* _DIRECTIONS_
Skip pictures in the listing below; copy exactly the lines from the one with "What Apache ECharts" through the one with "const endLabels = ['71%', '0%', '26%'];", inclusive.

(Records contained in a dataset)
──────────────────────────────
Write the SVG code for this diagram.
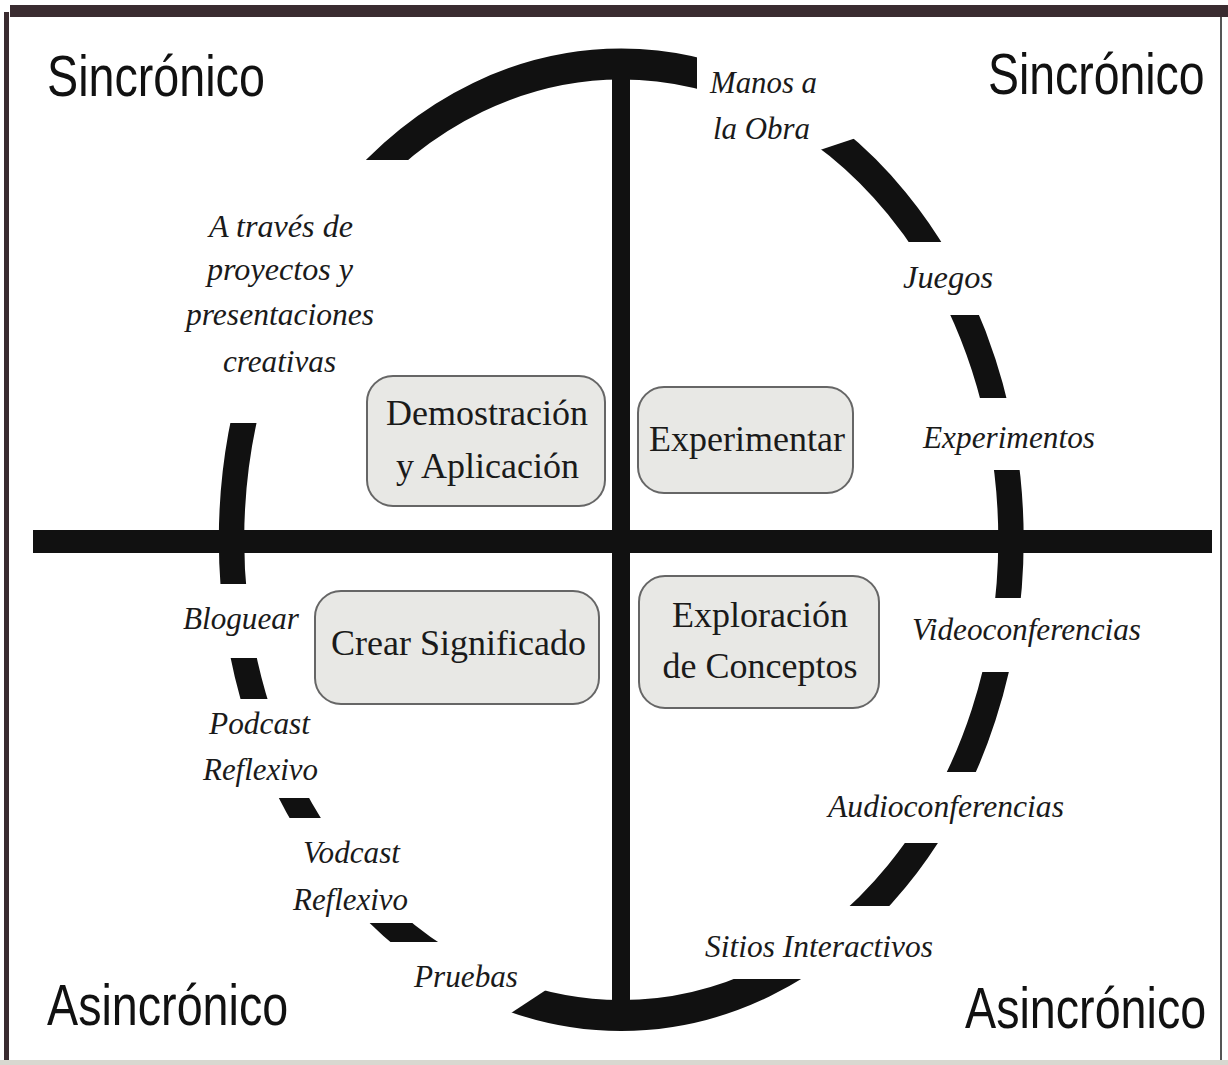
<svg xmlns="http://www.w3.org/2000/svg" width="1228" height="1065" viewBox="0 0 1228 1065">
  <style>
    .corner { font-family: "Liberation Sans", Arial, sans-serif; font-size: 58px; fill: #111; }
    .box rect { fill: #e8e8e5; stroke: #666; stroke-width: 2; }
    .box text { font-family: "Liberation Serif", "Times New Roman", serif; font-size: 36px; fill: #1a1a1a; text-anchor: middle; }
    .lbl { font-family: "Liberation Serif", "Times New Roman", serif; font-size: 31px; font-style: italic; fill: #1a1a1a; }
    .bar { fill: #111; }
  </style>
  <defs>
    <mask id="gaps" maskUnits="userSpaceOnUse" x="0" y="0" width="1228" height="1065">
      <rect x="0" y="0" width="1228" height="1065" fill="#fff"/>
      <g fill="#000">
        <rect x="150" y="160" width="330" height="263"/>
        <rect x="150" y="584" width="250" height="74"/>
        <rect x="150" y="699" width="270" height="99"/>
        <rect x="150" y="818" width="330" height="105"/>
        <polygon points="150,942 480,942 590,961 470,1040 150,1040"/>
        <rect x="700" y="906" width="400" height="73"/>
        <rect x="700" y="772" width="400" height="71"/>
        <rect x="800" y="598" width="300" height="74"/>
        <rect x="800" y="398" width="300" height="72"/>
        <rect x="800" y="242" width="300" height="73"/>
        <polygon points="697,10 950,10 950,106.7 760,170 697,170"/>
      </g>
    </mask>
  </defs>

  <rect x="0" y="0" width="1228" height="1065" fill="#fff"/>

  <g id="frame">
    <rect x="10" y="5" width="1218" height="12" fill="#3a2c30"/>
    <rect x="4" y="12" width="5" height="1050" fill="#3a2c30"/>
    <rect x="1220" y="17" width="2" height="1043" fill="#555"/>
    <rect x="0" y="1060" width="1228" height="5" fill="#d8d8d0"/>
  </g>

  <g id="connectors">
    <g mask="url(#gaps)">
      <circle cx="0" cy="0" r="475.75" fill="none" stroke="#111" stroke-width="31" transform="translate(621.25 539.75) scale(0.8192 1)"/>
    </g>
    <rect class="bar" x="612" y="64" width="18" height="951"/>
    <rect class="bar" x="33" y="530" width="1179" height="23"/>
  </g>

  <g id="corner-labels">
    <text class="corner" transform="translate(47 96) scale(0.805 1)">Sincrónico</text>
    <text class="corner" transform="translate(988 94) scale(0.8 1)">Sincrónico</text>
    <text class="corner" transform="translate(47 1025) scale(0.805 1)">Asincrónico</text>
    <text class="corner" transform="translate(965 1028) scale(0.805 1)">Asincrónico</text>
  </g>

  <g id="node-demostracion" class="box">
    <rect x="367" y="376" width="238" height="130" rx="26"/>
    <text x="487" y="425">Demostración</text>
    <text x="487.5" y="478">y Aplicación</text>
  </g>
  <g id="node-experimentar" class="box">
    <rect x="638" y="387" width="215" height="106" rx="26"/>
    <text x="747" y="451">Experimentar</text>
  </g>
  <g id="node-crear" class="box">
    <rect x="315" y="591" width="284" height="113" rx="26"/>
    <text x="458.5" y="655">Crear Significado</text>
  </g>
  <g id="node-exploracion" class="box">
    <rect x="639" y="576" width="240" height="132" rx="26"/>
    <text x="760" y="627">Exploración</text>
    <text x="760" y="678">de Conceptos</text>
  </g>

  <g id="label-manos">
    <text class="lbl" x="710" y="93" textLength="107" lengthAdjust="spacingAndGlyphs">Manos a</text>
    <text class="lbl" x="713" y="139" textLength="97" lengthAdjust="spacingAndGlyphs">la Obra</text>
  </g>
  <g id="label-juegos">
    <text class="lbl" x="903" y="288" textLength="90" lengthAdjust="spacingAndGlyphs">Juegos</text>
  </g>
  <g id="label-experimentos">
    <text class="lbl" x="923" y="448" textLength="172" lengthAdjust="spacingAndGlyphs">Experimentos</text>
  </g>
  <g id="label-videoconferencias">
    <text class="lbl" x="912" y="640" textLength="229" lengthAdjust="spacingAndGlyphs">Videoconferencias</text>
  </g>
  <g id="label-audioconferencias">
    <text class="lbl" x="828" y="817" textLength="236" lengthAdjust="spacingAndGlyphs">Audioconferencias</text>
  </g>
  <g id="label-sitios">
    <text class="lbl" x="705" y="957" textLength="228" lengthAdjust="spacingAndGlyphs">Sitios Interactivos</text>
  </g>
  <g id="label-bloguear">
    <text class="lbl" x="183" y="629" textLength="116" lengthAdjust="spacingAndGlyphs">Bloguear</text>
  </g>
  <g id="label-podcast">
    <text class="lbl" x="209" y="734" textLength="101" lengthAdjust="spacingAndGlyphs">Podcast</text>
    <text class="lbl" x="203" y="780" textLength="115" lengthAdjust="spacingAndGlyphs">Reflexivo</text>
  </g>
  <g id="label-vodcast">
    <text class="lbl" x="303" y="863" textLength="97" lengthAdjust="spacingAndGlyphs">Vodcast</text>
    <text class="lbl" x="293" y="910" textLength="115" lengthAdjust="spacingAndGlyphs">Reflexivo</text>
  </g>
  <g id="label-pruebas">
    <text class="lbl" x="414" y="987" textLength="104" lengthAdjust="spacingAndGlyphs">Pruebas</text>
  </g>
  <g id="label-proyectos">
    <text class="lbl" x="209" y="237" textLength="144" lengthAdjust="spacingAndGlyphs">A través de</text>
    <text class="lbl" x="207" y="280" textLength="146" lengthAdjust="spacingAndGlyphs">proyectos y</text>
    <text class="lbl" x="186" y="325" textLength="188" lengthAdjust="spacingAndGlyphs">presentaciones</text>
    <text class="lbl" x="223" y="372" textLength="113" lengthAdjust="spacingAndGlyphs">creativas</text>
  </g>
</svg>
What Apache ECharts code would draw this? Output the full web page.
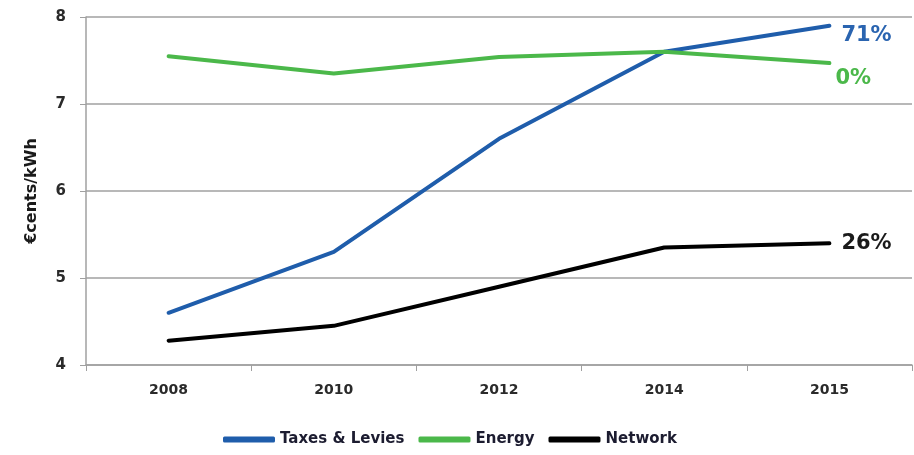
<!DOCTYPE html>
<html><head><meta charset="utf-8">
<script src="https://cdn.jsdelivr.net/npm/echarts@6/dist/echarts.min.js"></script>
<style>html,body{margin:0;padding:0;background:#fff}#c{width:914px;height:455px}</style>
</head><body><div id="c"></div>
<script>
const years = ['2008','2010','2012','2014','2015'];
const taxes = [4.6, 5.3, 6.6, 7.6, 7.9];
const energy = [7.55, 7.35, 7.54, 7.6, 7.47];
const network = [4.28, 4.45, 4.9, 5.35, 5.4];
const endLabels = ['71%', '0%', '26%'];

const chart = echarts.init(document.getElementById('c'));
const font = 'DejaVu Sans';
function mk(name, data, color, lblColor, lbl, off) {
  return {
    name, type: 'line', data, symbol: 'none', smooth: false,
    lineStyle: {width: 4, color, cap: 'round'}, itemStyle: {color},
    endLabel: {show: true, formatter: lbl, color: lblColor, fontFamily: font, fontSize: 21, fontWeight: 'bold', offset: off, distance: 12}
  };
}
chart.setOption({
  animation: false,
  grid: {left: 86, right: 2, top: 17, bottom: 90},
  legend: {
    bottom: 3, left: 218, itemWidth: 52, itemHeight: 6, itemGap: 14, icon: 'roundRect',
    textStyle: {fontFamily: font, fontSize: 15, fontWeight: 'bold', color: '#1c1c30'},
    data: ['Taxes & Levies', 'Energy', 'Network']
  },
  xAxis: {
    type: 'category', data: years, boundaryGap: true,
    axisLine: {lineStyle: {color: '#a0a0a0', width: 1.5}},
    axisTick: {show: true, length: 6, lineStyle: {color: '#a0a0a0'}},
    axisLabel: {fontFamily: font, fontWeight: 'bold', fontSize: 14, color: '#2a2a2a', margin: 18}
  },
  yAxis: {
    type: 'value', min: 4, max: 8, interval: 1,
    name: '€cents/kWh', nameLocation: 'middle', nameGap: 46, nameRotate: 90,
    nameTextStyle: {fontFamily: font, fontWeight: 'bold', fontSize: 16, color: '#1a1a1a'},
    axisLine: {show: true, lineStyle: {color: '#a0a0a0', width: 1.5}},
    axisTick: {show: true, length: 6, lineStyle: {color: '#a0a0a0'}},
    splitLine: {lineStyle: {color: '#a0a0a0', width: 1.5}},
    axisLabel: {fontFamily: font, fontWeight: 'bold', fontSize: 15, color: '#2a2a2a', margin: 20}
  },
  series: [
    mk('Taxes & Levies', taxes, '#1f5dab', '#2a64b0', endLabels[0], [0, 10]),
    mk('Energy', energy, '#4bb84a', '#4bb84a', endLabels[1], [-6, 15]),
    mk('Network', network, '#000000', '#1a1a1a', endLabels[2], [0, 0])
  ]
});
</script></body></html>
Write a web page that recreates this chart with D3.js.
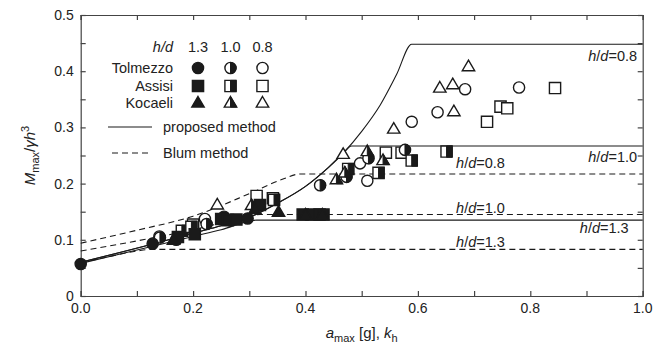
<!DOCTYPE html>
<html>
<head>
<meta charset="utf-8">
<script src="https://cdn.jsdelivr.net/npm/d3@7"></script>
<style>
  body { margin: 0; background: #fff; }
  text { font-family: "Liberation Sans", Arial, sans-serif; fill: #222; }
</style>
</head>
<body>
<svg id="chart" width="666" height="356"></svg>
<script>
// Data: [amax, Mmax/γh³]
const tolmezzo13 = [[0.0, 0.057], [0.128, 0.093], [0.17, 0.1], [0.255, 0.141], [0.265, 0.135], [0.297, 0.138]];
const tolmezzo10 = [[0.141, 0.104], [0.224, 0.128], [0.426, 0.197], [0.473, 0.212], [0.512, 0.245], [0.577, 0.26]];
const tolmezzo08 = [[0.14, 0.106], [0.221, 0.137], [0.497, 0.236], [0.51, 0.205], [0.589, 0.31], [0.635, 0.327], [0.684, 0.368], [0.78, 0.371]];
const assisi13 = [[0.173, 0.105], [0.203, 0.11], [0.25, 0.137], [0.262, 0.135], [0.277, 0.136], [0.319, 0.162], [0.395, 0.145], [0.41, 0.145], [0.425, 0.145], [0.432, 0.145]];
const assisi10 = [[0.18, 0.116], [0.197, 0.123], [0.344, 0.171], [0.476, 0.226], [0.53, 0.219], [0.589, 0.241], [0.651, 0.257]];
const assisi08 = [[0.2, 0.127], [0.313, 0.178], [0.342, 0.174], [0.543, 0.255], [0.571, 0.255], [0.723, 0.31], [0.747, 0.337], [0.759, 0.334], [0.844, 0.37]];
const kocaeli13 = [[0.165, 0.1], [0.31, 0.155], [0.352, 0.15], [0.4, 0.145], [0.43, 0.145]];
const kocaeli10 = [[0.304, 0.162], [0.455, 0.208], [0.47, 0.22], [0.51, 0.258], [0.538, 0.242]];
const kocaeli08 = [[0.243, 0.163], [0.467, 0.253], [0.557, 0.298], [0.639, 0.371], [0.662, 0.377], [0.664, 0.329], [0.69, 0.409]];

// proposed method curves
const proposed08 = [[0, 0.06], [0.13, 0.093], [0.2, 0.112], [0.25, 0.125], [0.3, 0.14], [0.35, 0.165], [0.4, 0.195], [0.44, 0.228], [0.467, 0.254], [0.5, 0.293], [0.533, 0.34], [0.562, 0.394], [0.589, 0.448], [1.0, 0.448]];
const proposed10 = [[0, 0.06], [0.13, 0.093], [0.2, 0.112], [0.25, 0.125], [0.3, 0.14], [0.35, 0.165], [0.4, 0.195], [0.44, 0.228], [0.467, 0.254], [0.482, 0.267], [1.0, 0.267]];
const proposed13 = [[0, 0.058], [0.13, 0.089], [0.2, 0.106], [0.25, 0.118], [0.313, 0.135], [1.0, 0.135]];
// Blum method curves
const blum08 = [[0, 0.094], [0.1, 0.117], [0.2, 0.142], [0.3, 0.182], [0.36, 0.208], [0.39, 0.217], [1.0, 0.217]];
const blum10 = [[0, 0.08], [0.1, 0.098], [0.2, 0.118], [0.25, 0.13], [0.3, 0.143], [0.32, 0.145], [1.0, 0.145]];
const blum13 = [[0, 0.059], [0.05, 0.07], [0.1, 0.08], [0.125, 0.083], [1.0, 0.083]];

const xTicks = [0, 0.2, 0.4, 0.6, 0.8, 1.0];
const yTicks = [0, 0.1, 0.2, 0.3, 0.4, 0.5];

const margin = { top: 15, right: 23.3, bottom: 60, left: 80.7 };
const width = 666 - margin.left - margin.right;
const height = 356 - margin.top - margin.bottom;

const svg = d3.select("#chart");
const g = svg.append("g").attr("transform", "translate(" + margin.left + "," + margin.top + ")");

const x = d3.scaleLinear().domain([0, 1]).range([0, width]);
const y = d3.scaleLinear().domain([0, 0.5]).range([height, 0]);

const ink = "#1a1a1a";
const axisCol = "#444";

// axes with inward ticks
const xMinor = d3.range(0, 1.001, 0.1);
const yMinor = d3.range(0, 0.5001, 0.05);

g.append("g").attr("transform", "translate(0," + height + ")")
  .call(d3.axisBottom(x).tickValues(xMinor).tickSize(-5).tickFormat(""));
g.append("g")
  .call(d3.axisTop(x).tickValues(xMinor).tickSize(-5).tickFormat(""));
g.append("g")
  .call(d3.axisLeft(y).tickValues(yMinor).tickSize(-5).tickFormat(""));
g.append("g").attr("transform", "translate(" + width + ",0)")
  .call(d3.axisRight(y).tickValues(yMinor).tickSize(-5).tickFormat(""));
g.selectAll(".domain, .tick line").attr("stroke", axisCol).attr("stroke-width", 1.2);

// tick labels
g.selectAll(".xlab").data(xTicks).enter().append("text")
  .attr("x", d => x(d)).attr("y", height + 17)
  .attr("text-anchor", "middle").style("font-size", "14px")
  .text(d => d.toFixed(1));
g.selectAll(".ylab").data(yTicks).enter().append("text")
  .attr("x", -7).attr("y", d => y(d) + 5)
  .attr("text-anchor", "end").style("font-size", "14px")
  .text(d => d === 0 ? "0" : d.toFixed(1));

// curves
const line = d3.line().x(d => x(d[0])).y(d => y(d[1])).curve(d3.curveMonotoneX);
const curves = g.append("g").attr("fill", "none").attr("stroke", ink).attr("stroke-width", 1.1);
[blum08, blum10, blum13].forEach(c => {
  curves.append("path").attr("d", line(c)).attr("stroke-dasharray", "6,4");
});
[proposed08, proposed10, proposed13].forEach(c => {
  curves.append("path").attr("d", line(c));
});

// markers
function marker(sel, shape, fill, cx, cy) {
  const m = sel.append("g").attr("transform", "translate(" + cx + "," + cy + ")");
  let full, half;
  if (shape === "circle") {
    const r = 5.6;
    full = "M0," + (-r) + "A" + r + "," + r + " 0 1 1 0," + r + "A" + r + "," + r + " 0 1 1 0," + (-r) + "Z";
    half = "M0," + (-r) + "A" + r + "," + r + " 0 0 1 0," + r + "Z";
  } else if (shape === "square") {
    const s = 5.6;
    full = "M" + (-s) + "," + (-s) + "H" + s + "V" + s + "H" + (-s) + "Z";
    half = "M0," + (-s) + "H" + s + "V" + s + "H0Z";
  } else {
    const w = 6.2, t = -6, b = 4.6;
    full = "M0," + t + "L" + w + "," + b + "H" + (-w) + "Z";
    half = "M0," + t + "L" + w + "," + b + "H0Z";
  }
  m.append("path").attr("d", full)
    .attr("fill", fill === "full" ? ink : "#fff")
    .attr("stroke", ink).attr("stroke-width", 1.4);
  if (fill === "half") {
    m.append("path").attr("d", half).attr("fill", ink).attr("stroke", ink).attr("stroke-width", 1);
  }
}

const series = [
  { data: tolmezzo08, shape: "circle", fill: "none" },
  { data: assisi08, shape: "square", fill: "none" },
  { data: kocaeli08, shape: "triangle", fill: "none" },
  { data: tolmezzo10, shape: "circle", fill: "half" },
  { data: assisi10, shape: "square", fill: "half" },
  { data: kocaeli10, shape: "triangle", fill: "half" },
  { data: tolmezzo13, shape: "circle", fill: "full" },
  { data: assisi13, shape: "square", fill: "full" },
  { data: kocaeli13, shape: "triangle", fill: "full" }
];
const pts = g.append("g");
series.forEach(s => {
  s.data.forEach(d => marker(pts, s.shape, s.fill, x(d[0]), y(d[1])));
});

// curve annotations
function hdLabel(xv, yv, val, anchor) {
  const t = g.append("text").attr("x", x(xv)).attr("y", y(yv))
    .attr("text-anchor", anchor).style("font-size", "14.5px");
  t.append("tspan").style("font-style", "italic").text("h");
  t.append("tspan").text("/");
  t.append("tspan").style("font-style", "italic").text("d");
  t.append("tspan").text("=" + val);
}
hdLabel(0.99, 0.419, "0.8", "end");
hdLabel(0.99, 0.238, "1.0", "end");
hdLabel(0.975, 0.112, "1.3", "end");
hdLabel(0.668, 0.228, "0.8", "start");
hdLabel(0.668, 0.147, "1.0", "start");
hdLabel(0.668, 0.087, "1.3", "start");

// legend
const lg = svg.append("g");
const colX = [198, 230.5, 262.5];
lg.append("text").attr("x", 173).attr("y", 52).attr("text-anchor", "end")
  .style("font-size", "14.5px").style("font-style", "italic").text("h/d");
["1.3", "1.0", "0.8"].forEach((v, i) => {
  lg.append("text").attr("x", colX[i]).attr("y", 52).attr("text-anchor", "middle")
    .style("font-size", "14.5px").text(v);
});
const sites = ["Tolmezzo", "Assisi", "Kocaeli"];
const shapes = ["circle", "square", "triangle"];
const fills = ["full", "half", "none"];
const rowY = [68, 86, 102.5];
sites.forEach((s, r) => {
  lg.append("text").attr("x", 173).attr("y", rowY[r] + 5).attr("text-anchor", "end")
    .style("font-size", "14.5px").text(s);
  fills.forEach((f, c) => marker(lg, shapes[r], f, colX[c], rowY[r]));
});
lg.append("line").attr("x1", 108).attr("x2", 152).attr("y1", 127).attr("y2", 127)
  .attr("stroke", ink).attr("stroke-width", 1.1);
lg.append("text").attr("x", 163).attr("y", 132).style("font-size", "14.5px").text("proposed method");
lg.append("line").attr("x1", 112).attr("x2", 152).attr("y1", 153).attr("y2", 153)
  .attr("stroke", ink).attr("stroke-width", 1.1).attr("stroke-dasharray", "6,4");
lg.append("text").attr("x", 163).attr("y", 158).style("font-size", "14.5px").text("Blum method");

// axis titles
const xt = svg.append("text").attr("x", margin.left + width / 2).attr("y", 338)
  .attr("text-anchor", "middle").style("font-size", "15px");
xt.append("tspan").style("font-style", "italic").text("a");
xt.append("tspan").attr("dy", 4).style("font-size", "11px").text("max");
xt.append("tspan").attr("dy", -4).text(" [g], ");
xt.append("tspan").style("font-style", "italic").text("k");
xt.append("tspan").attr("dy", 4).style("font-size", "11px").text("h");

const yt = svg.append("text").attr("transform", "translate(35," + (margin.top + height / 2) + ") rotate(-90)")
  .attr("text-anchor", "middle").style("font-size", "15px");
yt.append("tspan").style("font-style", "italic").text("M");
yt.append("tspan").attr("dy", 4).style("font-size", "11px").text("max");
yt.append("tspan").attr("dy", -4).text("/");
yt.append("tspan").style("font-style", "italic").text("γh");
yt.append("tspan").attr("dy", -6).style("font-size", "11px").text("3");
</script>
</body>
</html>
──────────────────────────────
* _TASK ANSWER_
What Apache ECharts code would draw this? Output the full web page.
<!DOCTYPE html>
<html><head><meta charset="utf-8">
<script src="https://cdn.jsdelivr.net/npm/echarts@6/dist/echarts.min.js"></script>
<style>html,body{margin:0;padding:0;background:#fff}#c{width:914px;height:455px}</style>
</head><body><div id="c"></div>
<script>
const years = ['2008','2010','2012','2014','2015'];
const taxes = [4.6, 5.3, 6.6, 7.6, 7.9];
const energy = [7.55, 7.35, 7.54, 7.6, 7.47];
const network = [4.28, 4.45, 4.9, 5.35, 5.4];
const endLabels = ['71%', '0%', '26%'];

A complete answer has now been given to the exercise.